* Start Provided material *
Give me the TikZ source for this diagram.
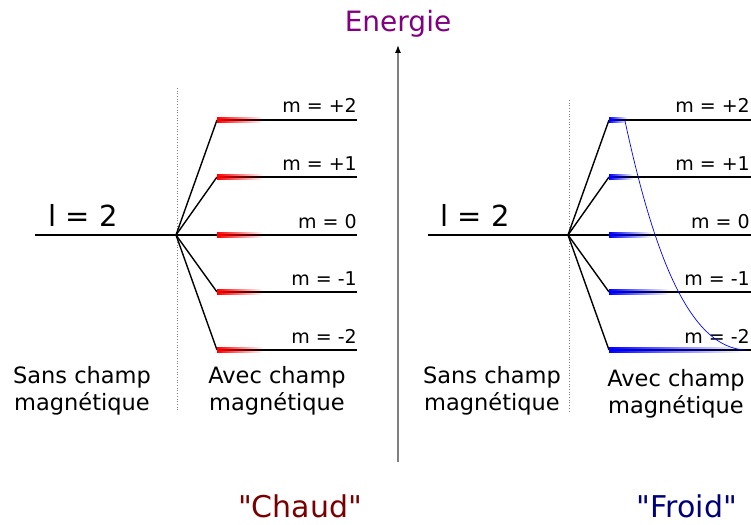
\documentclass[tikz,border=0pt]{standalone}
\usepackage{fontspec}
\setmainfont{DejaVu Sans}
\newfontfamily\quotefont{DejaVu Sans}[Ligatures=TeXOff]
\usetikzlibrary{arrows.meta, fadings}
\definecolor{HotRed}{RGB}{120, 0, 0}
\definecolor{ColdBlue}{RGB}{0, 0, 120}
\definecolor{EnergyPurple}{RGB}{128, 0, 128}

\tikzfading[name=levelfade, left color=transparent!0, middle color=transparent!10, right color=transparent!100]

\tikzset{
  level/.style={line width=2.2pt},
  split/.style={line width=1.4pt},
  mlabel/.style={font=\fontsize{19}{19}\selectfont, anchor=base east, inner sep=0pt},
  lval/.style={font=\fontsize{29}{29}\selectfont, anchor=base, inner sep=0pt},
  caption/.style={font=\fontsize{22.5}{27}\selectfont, align=center, inner sep=0pt},
  title/.style={font=\quotefont\fontsize{30}{30}\selectfont, anchor=base, inner sep=0pt},
  guide/.style={gray, dotted, line width=0.7pt}
}

\begin{document}
\begin{tikzpicture}[x=1pt, y=-1pt]
    \useasboundingbox (0,0) rectangle (751,524);

    % Energy axis
    \coordinate (eBot) at (398,462);
    \coordinate (eTop) at (398,45);
    \draw[gray, line width=1.2pt, -{Latex[black, length=8pt, width=6pt]}] (eBot) -- (eTop);
    \node[EnergyPurple, font=\fontsize{28}{28}\selectfont] (energie) at (398,24) {Energie};

    % "Chaud" side
    \coordinate (hotL) at (35,235);
    \coordinate (hotSplit) at (176,235);
    \draw[level] (hotL) -- (hotSplit);
    \node[lval] (hotl) at (83,226) {l = 2};
    \draw[guide] (177,88) -- (177,410);
    \foreach \i/\y/\m in {1/120/+2, 2/177/+1, 3/235/0, 4/292/-1, 5/350/-2} {
      \coordinate (hotA\i) at (217,\y);
      \coordinate (hotB\i) at (357,\y);
      \draw[split] (hotSplit) -- (hotA\i);
      \draw[level] (hotA\i) -- (hotB\i);
      \fill[red, path fading=levelfade] ([yshift=-3.2pt]hotA\i) rectangle ([xshift=46pt, yshift=3.2pt]hotA\i);
      \node[mlabel] (hotM\i) at ([yshift=7pt]hotB\i) {m = \m};
    }
    \node[caption] (hotSans) at (82,391) {Sans champ\\magnétique};
    \node[caption] (hotAvec) at (277,391) {Avec champ\\magnétique};
    \node[HotRed, title] (chaud) at (300,517) {"Chaud"};

    % "Froid" side
    \coordinate (coldL) at (428,235);
    \coordinate (coldSplit) at (568,235);
    \draw[level] (coldL) -- (coldSplit);
    \node[lval] (coldl) at (475,226) {l = 2};
    \draw[guide] (569,100) -- (569,412);
    \foreach \i/\y/\m/\w in {1/120/+2/18, 2/177/+1/24, 3/235/0/43, 4/292/-1/61, 5/350/-2/134} {
      \coordinate (coldA\i) at (609,\y);
      \coordinate (coldB\i) at (751,\y);
      \draw[split] (coldSplit) -- (coldA\i);
      \draw[level] (coldA\i) -- (coldB\i);
      \fill[blue, path fading=levelfade] ([yshift=-3.2pt]coldA\i) rectangle ([xshift=\w pt, yshift=3.2pt]coldA\i);
      \node[mlabel] (coldM\i) at ([xshift=-1pt, yshift=7pt]coldB\i) {m = \m};
    }
    % Population curve
    \draw[blue, line width=0.7pt] (625,121) .. controls (656,265) and (692,347) .. (745,350);
    \node[caption] (coldSans) at (492,391) {Sans champ\\magnétique};
    \node[caption] (coldAvec) at (676,394) {Avec champ\\magnétique};
    \node[ColdBlue, title] (froid) at (687,517) {"Froid"};
  \end{tikzpicture}
\end{document}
* End Provided material *
* Given exercise *
Skip the images and write out the rest of the listing exactly.

* Reply *
Give me the TikZ source for this diagram.
\documentclass[tikz,border=0pt]{standalone}
\usepackage{fontspec}
\setmainfont{DejaVu Sans}
\newfontfamily\quotefont{DejaVu Sans}[Ligatures=TeXOff]
\usetikzlibrary{arrows.meta, fadings}
\definecolor{HotRed}{RGB}{120, 0, 0}
\definecolor{ColdBlue}{RGB}{0, 0, 120}
\definecolor{EnergyPurple}{RGB}{128, 0, 128}

\tikzfading[name=levelfade, left color=transparent!0, middle color=transparent!10, right color=transparent!100]

\tikzset{
  level/.style={line width=2.2pt},
  split/.style={line width=1.4pt},
  mlabel/.style={font=\fontsize{19}{19}\selectfont, anchor=base east, inner sep=0pt},
  lval/.style={font=\fontsize{29}{29}\selectfont, anchor=base, inner sep=0pt},
  caption/.style={font=\fontsize{22.5}{27}\selectfont, align=center, inner sep=0pt},
  title/.style={font=\quotefont\fontsize{30}{30}\selectfont, anchor=base, inner sep=0pt},
  guide/.style={gray, dotted, line width=0.7pt}
}

\begin{document}
\begin{tikzpicture}[x=1pt, y=-1pt]
    \useasboundingbox (0,0) rectangle (751,524);

    % Energy axis
    \coordinate (eBot) at (398,462);
    \coordinate (eTop) at (398,45);
    \draw[gray, line width=1.2pt, -{Latex[black, length=8pt, width=6pt]}] (eBot) -- (eTop);
    \node[EnergyPurple, font=\fontsize{28}{28}\selectfont] (energie) at (398,24) {Energie};

    % "Chaud" side
    \coordinate (hotL) at (35,235);
    \coordinate (hotSplit) at (176,235);
    \draw[level] (hotL) -- (hotSplit);
    \node[lval] (hotl) at (83,226) {l = 2};
    \draw[guide] (177,88) -- (177,410);
    \foreach \i/\y/\m in {1/120/+2, 2/177/+1, 3/235/0, 4/292/-1, 5/350/-2} {
      \coordinate (hotA\i) at (217,\y);
      \coordinate (hotB\i) at (357,\y);
      \draw[split] (hotSplit) -- (hotA\i);
      \draw[level] (hotA\i) -- (hotB\i);
      \fill[red, path fading=levelfade] ([yshift=-3.2pt]hotA\i) rectangle ([xshift=46pt, yshift=3.2pt]hotA\i);
      \node[mlabel] (hotM\i) at ([yshift=7pt]hotB\i) {m = \m};
    }
    \node[caption] (hotSans) at (82,391) {Sans champ\\magnétique};
    \node[caption] (hotAvec) at (277,391) {Avec champ\\magnétique};
    \node[HotRed, title] (chaud) at (300,517) {"Chaud"};

    % "Froid" side
    \coordinate (coldL) at (428,235);
    \coordinate (coldSplit) at (568,235);
    \draw[level] (coldL) -- (coldSplit);
    \node[lval] (coldl) at (475,226) {l = 2};
    \draw[guide] (569,100) -- (569,412);
    \foreach \i/\y/\m/\w in {1/120/+2/18, 2/177/+1/24, 3/235/0/43, 4/292/-1/61, 5/350/-2/134} {
      \coordinate (coldA\i) at (609,\y);
      \coordinate (coldB\i) at (751,\y);
      \draw[split] (coldSplit) -- (coldA\i);
      \draw[level] (coldA\i) -- (coldB\i);
      \fill[blue, path fading=levelfade] ([yshift=-3.2pt]coldA\i) rectangle ([xshift=\w pt, yshift=3.2pt]coldA\i);
      \node[mlabel] (coldM\i) at ([xshift=-1pt, yshift=7pt]coldB\i) {m = \m};
    }
    % Population curve
    \draw[blue, line width=0.7pt] (625,121) .. controls (656,265) and (692,347) .. (745,350);
    \node[caption] (coldSans) at (492,391) {Sans champ\\magnétique};
    \node[caption] (coldAvec) at (676,394) {Avec champ\\magnétique};
    \node[ColdBlue, title] (froid) at (687,517) {"Froid"};
  \end{tikzpicture}
\end{document}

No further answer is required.